**The problem**
Give back only the lines from the one that contains "Reproduce this diagram with TikZ." through the one that contains "(confirmar) at (870,707)", word for word and without images.

[Plotting code records]
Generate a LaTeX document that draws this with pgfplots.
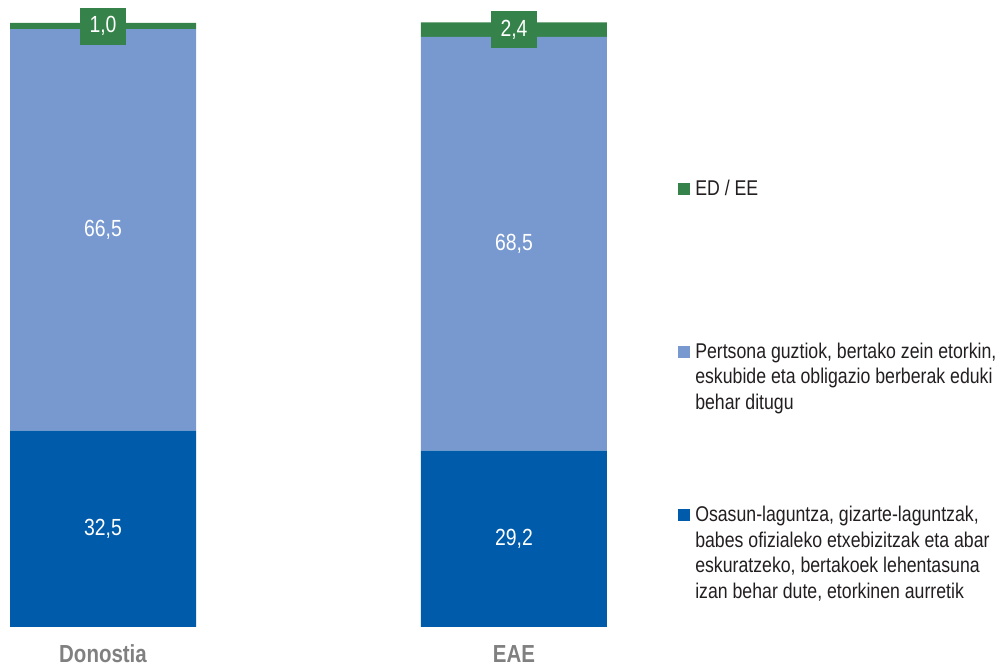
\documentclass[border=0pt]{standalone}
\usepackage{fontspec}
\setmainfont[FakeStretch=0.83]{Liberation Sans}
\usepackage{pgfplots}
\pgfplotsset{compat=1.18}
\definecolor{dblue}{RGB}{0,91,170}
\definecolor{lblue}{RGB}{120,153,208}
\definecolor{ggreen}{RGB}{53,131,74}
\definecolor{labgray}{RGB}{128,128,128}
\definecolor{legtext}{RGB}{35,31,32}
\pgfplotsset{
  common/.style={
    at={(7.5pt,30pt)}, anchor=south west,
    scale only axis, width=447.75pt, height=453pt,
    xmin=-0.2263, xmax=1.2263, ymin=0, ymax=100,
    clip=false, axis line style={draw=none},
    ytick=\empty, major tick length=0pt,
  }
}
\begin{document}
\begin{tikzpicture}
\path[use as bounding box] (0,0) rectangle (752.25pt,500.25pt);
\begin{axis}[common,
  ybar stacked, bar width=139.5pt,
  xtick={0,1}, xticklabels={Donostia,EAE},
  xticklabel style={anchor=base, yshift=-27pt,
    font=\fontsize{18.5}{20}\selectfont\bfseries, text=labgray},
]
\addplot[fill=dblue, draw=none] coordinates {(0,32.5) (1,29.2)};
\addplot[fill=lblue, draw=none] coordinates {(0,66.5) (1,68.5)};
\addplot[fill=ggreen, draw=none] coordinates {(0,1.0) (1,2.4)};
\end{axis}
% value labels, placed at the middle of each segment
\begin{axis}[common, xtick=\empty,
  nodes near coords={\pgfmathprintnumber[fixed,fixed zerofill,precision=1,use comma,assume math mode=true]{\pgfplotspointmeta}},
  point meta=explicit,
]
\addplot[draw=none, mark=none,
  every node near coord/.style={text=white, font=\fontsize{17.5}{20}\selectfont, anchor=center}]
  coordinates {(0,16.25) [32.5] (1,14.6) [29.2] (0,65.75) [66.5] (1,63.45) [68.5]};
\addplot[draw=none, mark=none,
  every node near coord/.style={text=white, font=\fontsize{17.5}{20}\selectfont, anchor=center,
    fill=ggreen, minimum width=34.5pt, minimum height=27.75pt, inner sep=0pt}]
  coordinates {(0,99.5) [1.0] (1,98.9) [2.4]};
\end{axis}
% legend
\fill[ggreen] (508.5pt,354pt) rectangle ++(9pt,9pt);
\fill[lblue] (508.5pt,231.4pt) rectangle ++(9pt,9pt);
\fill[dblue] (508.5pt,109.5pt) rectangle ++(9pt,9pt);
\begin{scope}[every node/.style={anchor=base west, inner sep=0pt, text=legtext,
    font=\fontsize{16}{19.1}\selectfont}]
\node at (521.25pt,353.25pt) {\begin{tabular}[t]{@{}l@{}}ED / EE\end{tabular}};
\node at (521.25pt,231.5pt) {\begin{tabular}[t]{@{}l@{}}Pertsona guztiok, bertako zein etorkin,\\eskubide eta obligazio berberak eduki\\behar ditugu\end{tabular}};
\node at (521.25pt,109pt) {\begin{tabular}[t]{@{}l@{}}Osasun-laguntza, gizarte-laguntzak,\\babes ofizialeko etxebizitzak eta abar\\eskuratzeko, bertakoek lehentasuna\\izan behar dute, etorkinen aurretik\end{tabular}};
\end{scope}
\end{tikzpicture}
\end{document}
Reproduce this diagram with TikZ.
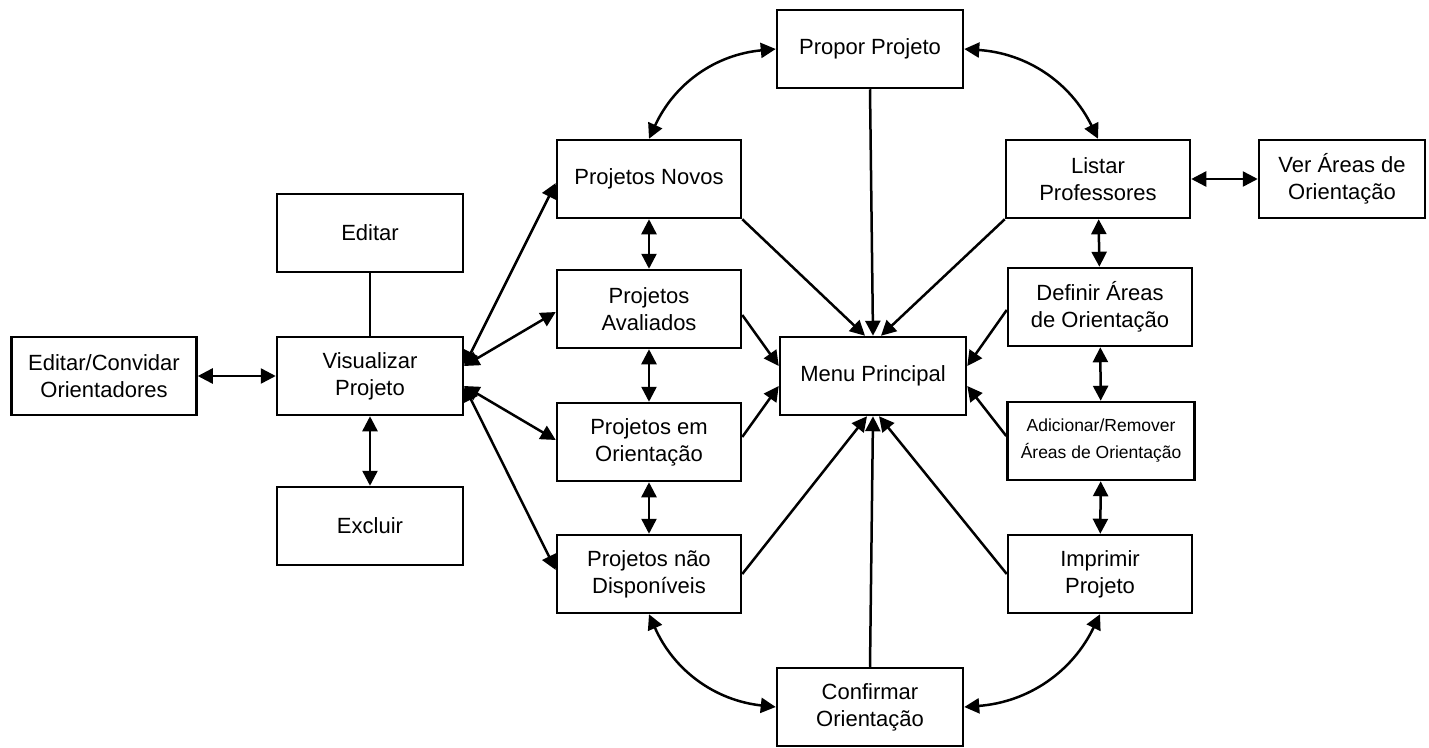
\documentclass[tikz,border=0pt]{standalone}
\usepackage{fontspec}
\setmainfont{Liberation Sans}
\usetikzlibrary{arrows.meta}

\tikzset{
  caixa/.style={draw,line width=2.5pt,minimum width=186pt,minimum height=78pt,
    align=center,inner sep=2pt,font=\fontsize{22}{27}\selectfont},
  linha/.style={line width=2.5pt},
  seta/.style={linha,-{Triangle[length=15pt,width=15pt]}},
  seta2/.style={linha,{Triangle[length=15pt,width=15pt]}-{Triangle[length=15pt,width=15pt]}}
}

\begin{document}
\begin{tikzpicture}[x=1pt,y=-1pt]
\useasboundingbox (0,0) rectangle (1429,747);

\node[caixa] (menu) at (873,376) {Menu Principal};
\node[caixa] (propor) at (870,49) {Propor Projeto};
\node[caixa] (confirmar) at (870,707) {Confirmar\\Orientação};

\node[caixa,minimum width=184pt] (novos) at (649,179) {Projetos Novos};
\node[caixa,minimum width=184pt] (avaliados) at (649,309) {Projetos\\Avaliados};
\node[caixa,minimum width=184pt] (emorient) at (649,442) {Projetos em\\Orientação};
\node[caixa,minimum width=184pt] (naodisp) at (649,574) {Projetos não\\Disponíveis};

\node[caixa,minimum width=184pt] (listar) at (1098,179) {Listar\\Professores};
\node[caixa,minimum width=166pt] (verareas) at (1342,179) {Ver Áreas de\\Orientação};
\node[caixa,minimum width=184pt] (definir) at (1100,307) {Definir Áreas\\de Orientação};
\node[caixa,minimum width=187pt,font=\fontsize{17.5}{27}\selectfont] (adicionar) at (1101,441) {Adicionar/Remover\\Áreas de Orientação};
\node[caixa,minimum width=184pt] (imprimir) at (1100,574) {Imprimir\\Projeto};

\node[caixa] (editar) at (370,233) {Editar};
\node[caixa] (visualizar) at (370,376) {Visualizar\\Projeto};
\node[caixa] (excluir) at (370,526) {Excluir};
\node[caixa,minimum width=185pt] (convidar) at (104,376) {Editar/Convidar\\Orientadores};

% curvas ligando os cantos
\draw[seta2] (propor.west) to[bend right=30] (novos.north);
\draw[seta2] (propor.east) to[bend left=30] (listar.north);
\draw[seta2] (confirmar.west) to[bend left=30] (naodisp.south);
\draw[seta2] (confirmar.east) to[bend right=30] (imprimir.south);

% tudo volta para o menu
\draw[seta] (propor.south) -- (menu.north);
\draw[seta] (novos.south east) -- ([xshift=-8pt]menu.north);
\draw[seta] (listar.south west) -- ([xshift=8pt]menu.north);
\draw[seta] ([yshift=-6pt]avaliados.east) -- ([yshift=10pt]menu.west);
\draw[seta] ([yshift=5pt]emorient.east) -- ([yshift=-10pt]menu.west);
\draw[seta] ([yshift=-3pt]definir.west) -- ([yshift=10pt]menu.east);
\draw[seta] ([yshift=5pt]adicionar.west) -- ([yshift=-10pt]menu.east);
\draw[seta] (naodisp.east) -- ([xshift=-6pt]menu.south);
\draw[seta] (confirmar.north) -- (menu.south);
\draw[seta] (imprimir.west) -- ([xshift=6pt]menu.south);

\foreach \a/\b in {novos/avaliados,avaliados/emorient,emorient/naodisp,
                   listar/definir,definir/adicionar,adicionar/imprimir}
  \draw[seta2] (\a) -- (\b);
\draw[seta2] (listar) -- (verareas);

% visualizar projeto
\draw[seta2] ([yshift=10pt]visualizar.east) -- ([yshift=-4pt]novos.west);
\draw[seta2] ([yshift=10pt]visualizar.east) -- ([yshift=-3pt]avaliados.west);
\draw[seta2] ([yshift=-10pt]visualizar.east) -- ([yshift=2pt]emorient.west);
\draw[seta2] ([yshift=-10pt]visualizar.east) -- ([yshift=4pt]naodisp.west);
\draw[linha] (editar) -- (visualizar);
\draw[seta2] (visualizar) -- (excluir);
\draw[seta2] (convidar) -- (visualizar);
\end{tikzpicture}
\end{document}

--

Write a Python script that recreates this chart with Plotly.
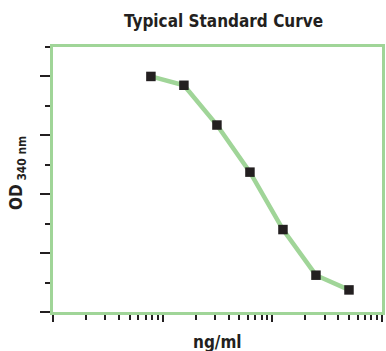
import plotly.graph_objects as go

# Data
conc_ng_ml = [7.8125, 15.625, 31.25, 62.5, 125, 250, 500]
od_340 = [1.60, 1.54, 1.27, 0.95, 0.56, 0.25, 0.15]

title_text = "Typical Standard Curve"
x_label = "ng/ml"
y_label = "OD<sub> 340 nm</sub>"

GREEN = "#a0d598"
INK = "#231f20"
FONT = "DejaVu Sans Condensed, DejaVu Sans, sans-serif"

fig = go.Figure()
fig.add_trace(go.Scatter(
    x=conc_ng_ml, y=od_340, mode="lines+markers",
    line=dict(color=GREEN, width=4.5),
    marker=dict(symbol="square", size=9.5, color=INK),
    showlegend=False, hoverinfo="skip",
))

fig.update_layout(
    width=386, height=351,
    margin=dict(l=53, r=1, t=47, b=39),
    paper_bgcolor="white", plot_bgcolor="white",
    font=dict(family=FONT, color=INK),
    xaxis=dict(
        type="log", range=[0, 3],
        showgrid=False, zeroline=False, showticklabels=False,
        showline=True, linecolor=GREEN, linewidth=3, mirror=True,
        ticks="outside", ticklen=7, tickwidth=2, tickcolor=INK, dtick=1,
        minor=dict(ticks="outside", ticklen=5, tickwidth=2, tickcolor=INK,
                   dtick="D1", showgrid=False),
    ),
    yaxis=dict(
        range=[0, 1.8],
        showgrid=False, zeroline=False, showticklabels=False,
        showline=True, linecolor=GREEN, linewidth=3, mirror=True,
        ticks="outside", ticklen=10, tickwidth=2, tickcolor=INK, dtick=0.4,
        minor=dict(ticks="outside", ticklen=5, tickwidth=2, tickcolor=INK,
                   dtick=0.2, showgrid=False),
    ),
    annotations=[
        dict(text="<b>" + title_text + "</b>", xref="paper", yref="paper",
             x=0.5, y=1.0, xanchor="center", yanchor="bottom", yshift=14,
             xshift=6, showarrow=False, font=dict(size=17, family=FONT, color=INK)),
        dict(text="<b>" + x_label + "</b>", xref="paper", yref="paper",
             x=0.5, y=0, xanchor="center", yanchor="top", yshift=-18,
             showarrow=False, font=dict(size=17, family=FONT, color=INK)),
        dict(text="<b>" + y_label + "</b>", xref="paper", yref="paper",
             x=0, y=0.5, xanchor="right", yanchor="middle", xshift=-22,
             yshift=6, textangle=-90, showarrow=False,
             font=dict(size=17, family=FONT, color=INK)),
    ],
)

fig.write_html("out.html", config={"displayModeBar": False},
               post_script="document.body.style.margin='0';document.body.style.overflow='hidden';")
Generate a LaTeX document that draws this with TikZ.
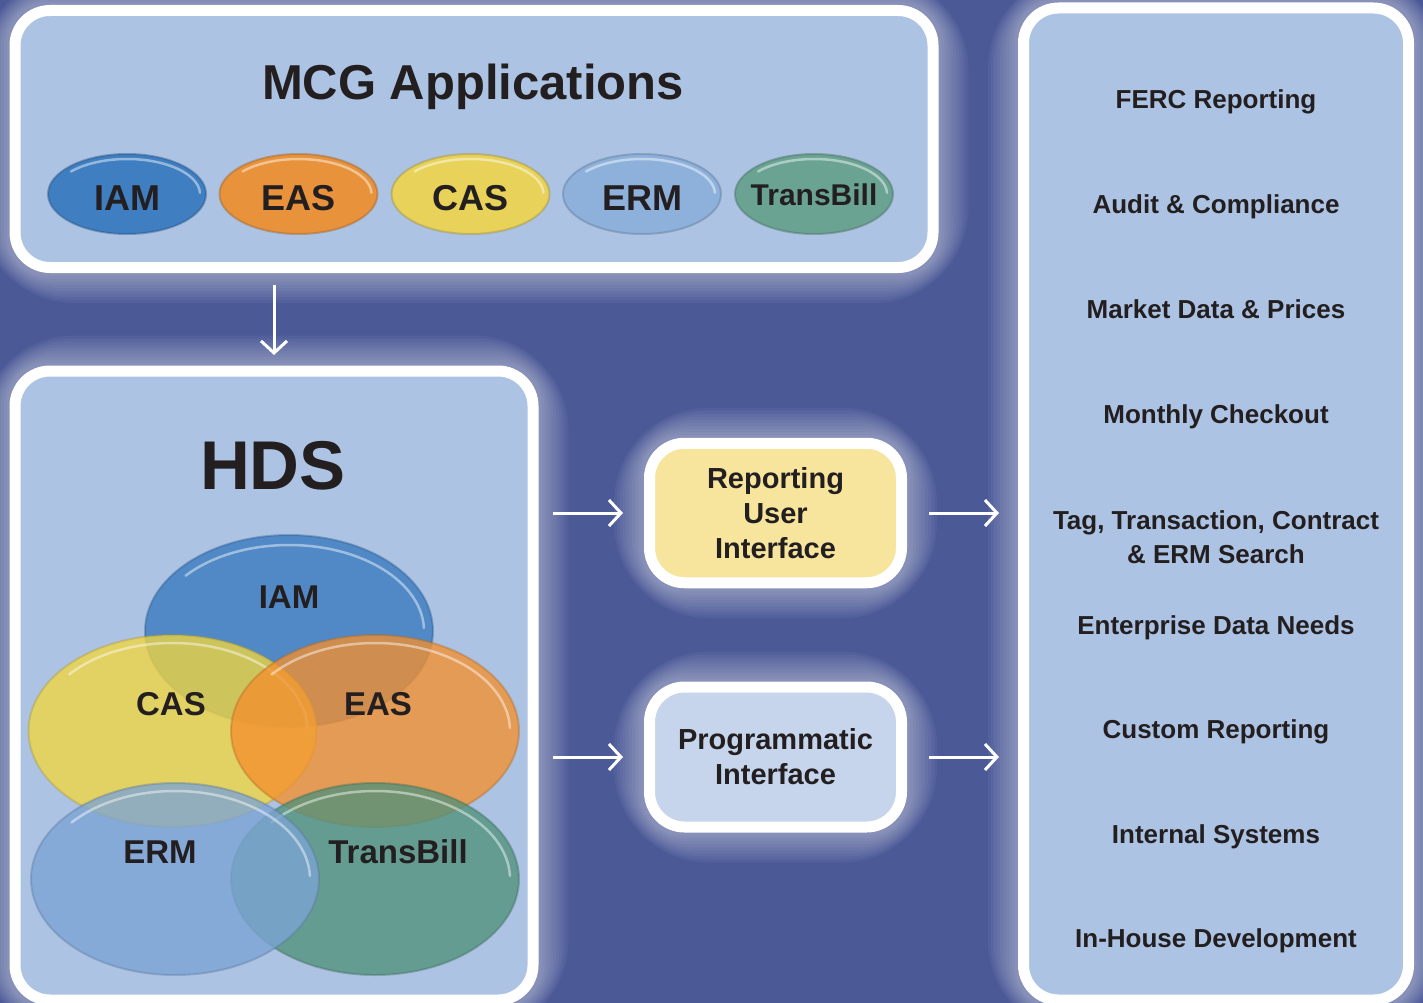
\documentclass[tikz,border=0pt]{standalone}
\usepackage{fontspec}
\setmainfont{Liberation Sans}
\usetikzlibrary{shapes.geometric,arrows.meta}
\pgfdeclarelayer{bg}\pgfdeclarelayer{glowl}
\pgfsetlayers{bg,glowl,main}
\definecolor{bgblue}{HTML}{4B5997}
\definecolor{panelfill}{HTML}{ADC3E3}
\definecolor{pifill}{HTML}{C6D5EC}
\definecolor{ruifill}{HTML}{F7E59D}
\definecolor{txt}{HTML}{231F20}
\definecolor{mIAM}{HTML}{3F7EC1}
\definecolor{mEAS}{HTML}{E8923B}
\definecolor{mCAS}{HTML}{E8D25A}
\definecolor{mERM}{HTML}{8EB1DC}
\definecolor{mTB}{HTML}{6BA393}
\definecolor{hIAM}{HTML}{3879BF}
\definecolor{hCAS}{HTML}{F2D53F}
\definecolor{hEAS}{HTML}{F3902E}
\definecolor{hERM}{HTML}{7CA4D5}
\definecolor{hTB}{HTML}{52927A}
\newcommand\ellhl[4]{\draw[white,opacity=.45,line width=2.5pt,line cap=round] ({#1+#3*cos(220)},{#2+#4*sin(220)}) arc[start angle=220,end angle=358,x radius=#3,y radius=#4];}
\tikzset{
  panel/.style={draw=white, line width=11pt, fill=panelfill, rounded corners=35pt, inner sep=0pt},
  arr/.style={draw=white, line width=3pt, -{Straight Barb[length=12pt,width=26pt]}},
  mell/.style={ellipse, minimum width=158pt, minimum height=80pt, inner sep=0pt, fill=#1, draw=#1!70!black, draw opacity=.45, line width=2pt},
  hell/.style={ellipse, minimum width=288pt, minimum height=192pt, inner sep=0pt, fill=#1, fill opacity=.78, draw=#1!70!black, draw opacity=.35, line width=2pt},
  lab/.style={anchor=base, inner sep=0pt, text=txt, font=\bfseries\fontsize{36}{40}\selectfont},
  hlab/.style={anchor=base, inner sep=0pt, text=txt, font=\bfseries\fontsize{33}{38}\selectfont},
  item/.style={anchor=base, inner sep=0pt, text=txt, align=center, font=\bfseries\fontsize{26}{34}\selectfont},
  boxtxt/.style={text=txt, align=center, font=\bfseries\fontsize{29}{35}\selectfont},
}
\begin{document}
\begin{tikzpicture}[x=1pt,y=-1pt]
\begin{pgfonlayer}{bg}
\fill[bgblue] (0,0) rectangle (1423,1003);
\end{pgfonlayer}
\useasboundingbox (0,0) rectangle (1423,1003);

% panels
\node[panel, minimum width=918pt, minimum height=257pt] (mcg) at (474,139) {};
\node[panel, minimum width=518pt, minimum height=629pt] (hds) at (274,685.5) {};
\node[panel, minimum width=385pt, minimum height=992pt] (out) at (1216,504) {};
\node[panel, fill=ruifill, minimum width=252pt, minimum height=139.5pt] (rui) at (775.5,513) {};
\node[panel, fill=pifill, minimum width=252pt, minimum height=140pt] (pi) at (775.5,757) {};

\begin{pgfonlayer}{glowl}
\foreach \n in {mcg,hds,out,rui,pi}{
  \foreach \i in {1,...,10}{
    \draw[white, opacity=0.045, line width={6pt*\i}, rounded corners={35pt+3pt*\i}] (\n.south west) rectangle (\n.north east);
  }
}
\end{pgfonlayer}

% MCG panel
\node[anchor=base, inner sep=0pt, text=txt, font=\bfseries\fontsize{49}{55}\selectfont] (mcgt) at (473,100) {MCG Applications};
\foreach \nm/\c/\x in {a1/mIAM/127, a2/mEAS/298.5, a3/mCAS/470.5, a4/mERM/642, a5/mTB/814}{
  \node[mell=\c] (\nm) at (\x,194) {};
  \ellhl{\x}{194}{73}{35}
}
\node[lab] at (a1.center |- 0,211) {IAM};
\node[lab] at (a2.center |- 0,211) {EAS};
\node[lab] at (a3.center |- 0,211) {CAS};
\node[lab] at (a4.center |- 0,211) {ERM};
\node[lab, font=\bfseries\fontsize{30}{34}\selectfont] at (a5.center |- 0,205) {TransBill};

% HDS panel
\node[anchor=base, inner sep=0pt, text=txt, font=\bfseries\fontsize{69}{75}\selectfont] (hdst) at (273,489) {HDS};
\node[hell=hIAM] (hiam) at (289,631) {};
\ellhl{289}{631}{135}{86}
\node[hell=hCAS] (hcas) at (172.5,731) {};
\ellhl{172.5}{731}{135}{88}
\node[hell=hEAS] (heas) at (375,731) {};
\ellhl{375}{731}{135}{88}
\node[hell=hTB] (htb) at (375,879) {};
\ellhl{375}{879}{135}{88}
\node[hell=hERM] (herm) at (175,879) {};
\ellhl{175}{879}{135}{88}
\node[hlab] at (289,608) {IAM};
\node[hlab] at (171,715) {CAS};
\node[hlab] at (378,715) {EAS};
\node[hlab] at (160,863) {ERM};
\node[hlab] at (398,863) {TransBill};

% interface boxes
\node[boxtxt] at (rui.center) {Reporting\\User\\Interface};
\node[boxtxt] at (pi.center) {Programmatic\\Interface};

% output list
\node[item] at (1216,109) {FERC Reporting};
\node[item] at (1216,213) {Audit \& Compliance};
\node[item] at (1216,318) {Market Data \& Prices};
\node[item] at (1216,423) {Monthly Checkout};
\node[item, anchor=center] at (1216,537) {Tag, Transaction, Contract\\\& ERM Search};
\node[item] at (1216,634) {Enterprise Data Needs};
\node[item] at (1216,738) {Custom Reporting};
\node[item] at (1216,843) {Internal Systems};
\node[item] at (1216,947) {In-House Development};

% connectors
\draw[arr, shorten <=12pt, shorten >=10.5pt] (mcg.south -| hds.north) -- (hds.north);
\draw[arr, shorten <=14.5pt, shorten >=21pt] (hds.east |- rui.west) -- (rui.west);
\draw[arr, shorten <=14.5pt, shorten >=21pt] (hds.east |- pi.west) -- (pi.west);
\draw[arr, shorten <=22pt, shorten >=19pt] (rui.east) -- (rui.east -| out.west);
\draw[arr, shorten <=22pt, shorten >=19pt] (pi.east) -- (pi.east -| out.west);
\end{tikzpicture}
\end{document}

**The response**
Reproduce this diagram with TikZ.
\documentclass[tikz,border=0pt]{standalone}
\usepackage{fontspec}
\setmainfont{Liberation Sans}
\usetikzlibrary{arrows.meta}

\tikzset{
  caixa/.style={draw,line width=2.5pt,minimum width=186pt,minimum height=78pt,
    align=center,inner sep=2pt,font=\fontsize{22}{27}\selectfont},
  linha/.style={line width=2.5pt},
  seta/.style={linha,-{Triangle[length=15pt,width=15pt]}},
  seta2/.style={linha,{Triangle[length=15pt,width=15pt]}-{Triangle[length=15pt,width=15pt]}}
}

\begin{document}
\begin{tikzpicture}[x=1pt,y=-1pt]
\useasboundingbox (0,0) rectangle (1429,747);

\node[caixa] (menu) at (873,376) {Menu Principal};
\node[caixa] (propor) at (870,49) {Propor Projeto};
\node[caixa] (confirmar) at (870,707) {Confirmar\\Orientação};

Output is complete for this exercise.